Die haben glücklicherweise alle überlebt, doch ihre Häuser sind teilweise zerstört. Michiru ist vier Tage nach dem Beben aus dem Krankenhaus entlassen worden, jetzt lebt sie mit ihrem Neugeborenen und ihren beiden über 90jährigen Großvätern zusammen im Katastrophengebiet.
Michirus Mann musste Anfang dieser Woche zurück nach Deutschland fliegen, um seine Arbeit in Düsseldorf wieder aufzunehmen.
Immerhin steht ihr Haus noch, wenn auch stark beschädigt. Seit dem vergangenen Wochenende gibt es endlich wieder Strom. In den Tagen zuvor musste sie draußen bei Schnee und eisiger Kälte über dem offenen Feuer Reis kochen.

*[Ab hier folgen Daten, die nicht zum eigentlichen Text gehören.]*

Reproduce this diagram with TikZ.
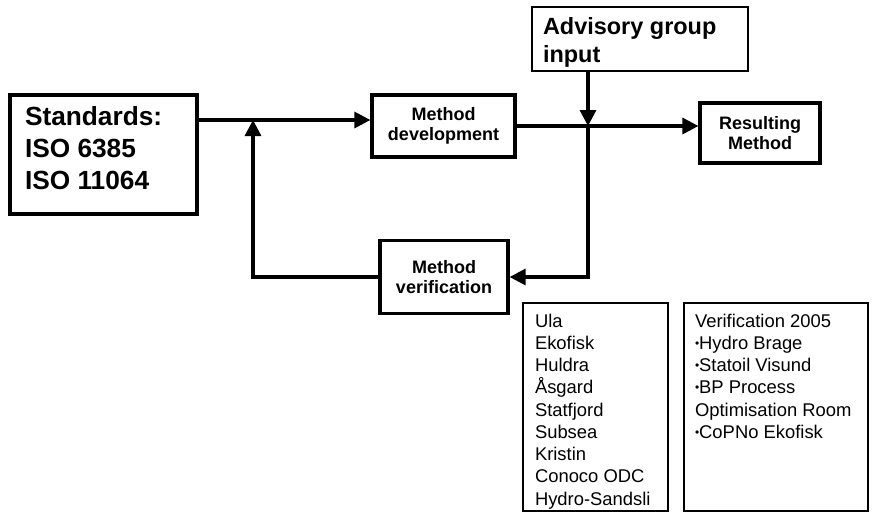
\documentclass[tikz,border=0pt]{standalone}
\usepackage{fontspec}
\setmainfont{Liberation Sans}
\usetikzlibrary{arrows.meta}

\newcommand{\bul}{\raisebox{0.2ex}{\fontsize{9pt}{9pt}\selectfont•}}

\tikzset{
  stepbox/.style={draw,line width=2.4pt,align=center,inner sep=0pt,
    font=\fontsize{13.5pt}{15pt}\selectfont\bfseries},
  listbox/.style={draw,line width=0.8pt,inner ysep=0pt,
    font=\fontsize{13.8pt}{16.7pt}\selectfont},
  link/.style={line width=2.4pt}
}

\begin{document}
\begin{tikzpicture}[x=0.75pt,y=-0.75pt,>={Triangle[length=12pt,width=12pt]}]
\useasboundingbox (0,0) rectangle (873,517);

\node[draw,line width=2.4pt,inner xsep=11.25pt,inner ysep=0pt,
  font=\fontsize{19.7pt}{23.75pt}\selectfont\bfseries] (std) at (103.5,154.5)
  {\parbox[c][89.25pt][t]{117.75pt}{\raggedright\rule{0pt}{23pt}Standards:\\ISO 6385\\ISO 11064}};

\node[draw,line width=0.8pt,inner xsep=8.25pt,inner ysep=0pt,
  font=\fontsize{17.6pt}{21pt}\selectfont\bfseries] (adv) at (640,39)
  {\parbox[c][48pt][t]{145.5pt}{\raggedright\rule{0pt}{21pt}Advisory group\\input}};

\node[stepbox,minimum width=107.25pt,minimum height=46.5pt] (mdev) at (443.5,126)
  {Method\\development};
\node[stepbox,minimum width=90pt,minimum height=45pt] (rmeth) at (760,133)
  {Resulting\\Method};
\node[stepbox,minimum width=96pt,minimum height=54.75pt] (mver) at (444,277)
  {Method\\verification};

\node[listbox,inner xsep=9pt] (fields) at (595.5,407)
  {\parbox[c][156pt][t]{90.75pt}{\raggedright\rule{0pt}{18pt}Ula\\Ekofisk\\Huldra\\Åsgard\\Statfjord\\Subsea\\Kristin\\Conoco ODC\\Hydro-Sandsli}};
\node[listbox,inner xsep=8.25pt] (ver05) at (776,407)
  {\parbox[c][156pt][t]{121.5pt}{\raggedright\rule{0pt}{18pt}Verification 2005\\\bul Hydro Brage\\\bul Statoil Visund\\\bul BP Process\\Optimisation Room\\\bul CoPNo Ekofisk}};

\coordinate (fb) at (253,120);
\coordinate (jn) at (588,126);

\draw[link,->] (std.east |- fb) -- (mdev.west |- fb);
\draw[link,->] (mver.west) -| (fb);
\draw[link] (mdev.east) -- (jn);
\draw[link,->] (jn) -- (rmeth.west |- jn);
\draw[link,->] (adv.south -| jn) -- (jn);
\draw[link,->] (jn) |- (mver.east);
\end{tikzpicture}
\end{document}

Die Heizung läuft immer noch nicht, weil kein Öl zu bekommen ist und für Lebensmittel im Supermarkt müssen die Menschen mehr als zwei Stunden in der Schlange stehen.
In der Notsituation ist die Solidarität unter den von der Katastrophe Betroffenen groß, die Menschen helfen sich gegenseitig. Ein Nachbar beispielsweise hat Michiru Windeln für ihren kleinen Sohn geschenkt.
„Ich habe doch noch Glück gehabt. Meine Familie ist gesund und unser Haus ist nicht komplett zerstört“, sagt Michiru mit der für die Japaner so typischen Zurückhaltung und Bescheidenheit.
Trotzdem hat sie natürlich Angst vor der Zukunft, auch wegen der atomaren Bedrohung. Die Nachrichten im Fernsehen kann sie sich immer noch nicht anschauen, das würde sie zu sehr aufwühlen.
Wie es jetzt weitergeht, weiß Michiru noch nicht so genau. Einerseits will sie natürlich das Beste für Ihr Baby, aber anderseits möchte sie gerade jetzt auch ihre Familie und ihr Land in dieser schwierigen Zeit nicht im Stich lassen. Geplant war, dass Michiru Mitte Mai ihrem Mann nach Düsseldorf folgt, doch jetzt überlegt sie, schon früher wieder nach Deutschland zu fliegen.